Bugün insanoğlu zamanı yaşayamıyor, yaşayamadığı zamanı da geleceğinin bile garantisi olmayan bir “gelecek” kavramı üzerinden heba ediyor.

Günümüz için uzay çağı denilse de halen daha zaman ile problemlerimizin olduğu gün gibi ortada.
Zamanı doğru kullanabilmek ve zamana hükmedebilmek ise zamanla olan en büyük ve aşılması gereken kavgamız.
Geleceği kesin olmayan bir “gelecek” kavramı tüm hayatımızı meşgul ederken asıl kaçırdığımız hayatın ta kendisi değil mi?

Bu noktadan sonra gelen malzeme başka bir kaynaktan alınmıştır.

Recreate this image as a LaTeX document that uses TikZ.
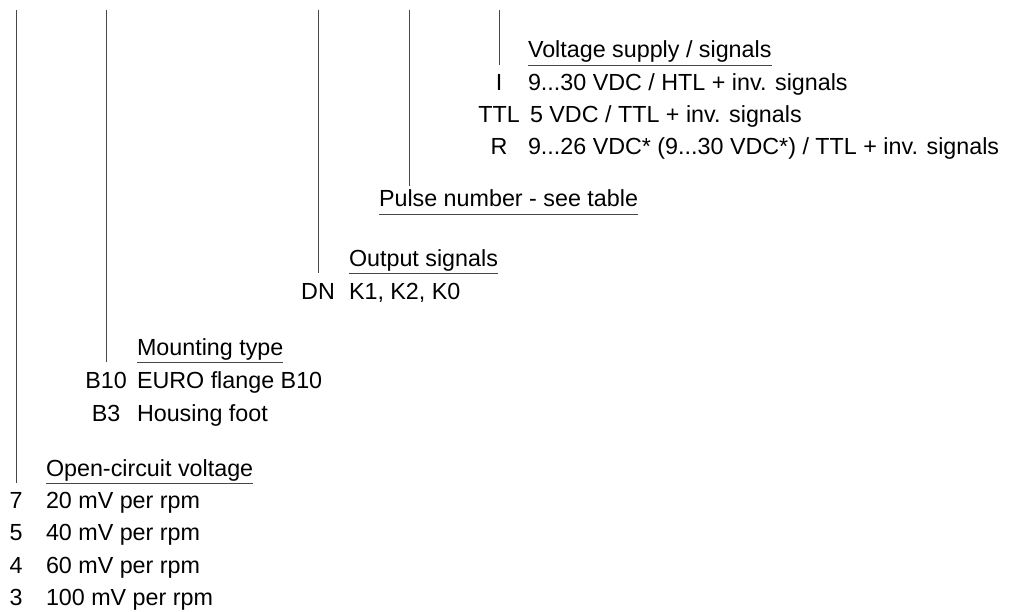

Bugün insanoğlu zamanı yaşayamıyor, yaşayamadığı zamanı da geleceğinin bile garantisi olmayan bir “gelecek” kavramı üzerinden heba ediyor.

Hal böyle olunca da bireyin anladığı zaman ve zamanın getirdikleri hayatı yaşamasına engel olur çoğu zaman.
Pazartesi’nden Pazar’a, Ocak’tan Aralık’a, İlkbahar’dan Kışa, doğumdan ölüme yaşadığımız bu kısır döngü fakir-zengin ayırt etmeksizin herkesi sarmalına katmış ve döndürmeye devam
etmektedir.

Zaman ve Zamansızlık nasıl olur?
Zaman nedir?
Zaman yaşantımızın gerçek bir boyutu mu yoksa öğrenilmiş bir kavram mıdır?
Bu sorular cevaplanması gereken sorulardır.
Gelin sizinle zamanın olmadığı bir dünya hayal edelim.
Takvimler, saatler, işe yetişmeler, çocuğu okuldan almalar, emeklilik süresini doldurmalar, dizi başlama saatleri, uyuma, yeme-içme, eğlenmenin hiçbir şeye bağlı olmadığı bir dünya
düşünelim.


Yani bir bakışla içinizden gelen şeyleri zamanı gelince yaptığınız bir dünya.
Uykunuzu alınca uyandığınız acıktığınızda yediğiniz-içtiğiniz ve her işinizi zaman kaygısına kapılmadan sakince gerçekleştirdiğiniz bir dünya.
Sizce nasıl olurdu ki?

* * *

Zaman uygarlaşmayla başladı ve ön plana çıktı, insanların kendilerini tanımladıkları yeni bir
boyut haline geldi.

Kronolojik zaman bilincinin bizde baskın hale gelmesi, sağlıklı ve başarılı bir toplumsallaşmaya, istenen modern insanın doğumuna neden olmuştur.

Oysa organik zamanda ısrar etmek, bazen topluma uyum sağlayamamak, kendi yaratıcı ve hakiki üretim süreçlerini ön plana çıkarmak demektir.

Doğal zamanı yaşayan kişi için önceden kurgulanıp belirlenebilecek bir yaşamı yoktur.

Geleceği belirlemek onu ipotek altına almak olur ve onun özgünlüğünü, yenilik potansiyelini yok eder.

Oysa kronolojik zamana boyun eğen kişinin yaşamında sürpriz yoktur, belirsizlik ve güvensizlik yoktur.

Sahte zamanla ortaya çıkan düzenli ve monoton bir dünya daimi bir benlik algısını da yaratır böylelikle.

Zamanda var olan kişi, zamansızlıkta, yani ölümle zamanın durmasında ne yapacaktır peki?

Kendini kronolojik zamanın günlerine, yıllarına teslim eden kişi için ölüm bir gerisayım meselesidir.

Madem ki zamanda vardır, o halde zaman bitince de yok olacaktır.

Bunun sonucu çağımızın “kaygılı insanlarıdır”.

Kendini aşkın zamana, akan zamanın akmayışı da denilebilir.
Bu zamana ait her şey imkânsızlığın çelişkisinde gerçekleşir.
Kronolojik zamanın etkisinden tam anlamıyla çıkılmadıkça da deneyimlenemez.

Bu zamanı algılayışımız, denetim altına alınamaz.
Onu denetim altına almak, onu yok etmek olur.
O yüzden o çabasız bir çabadır.
Hiçbir şey yapmadan her şeyi yapmaktır.
Başkasına gösterilemez, taşınamaz.
Yokluktaki varlık kadar saçmadır insan aklı için ve içinden çıkılamaz bir durumdur.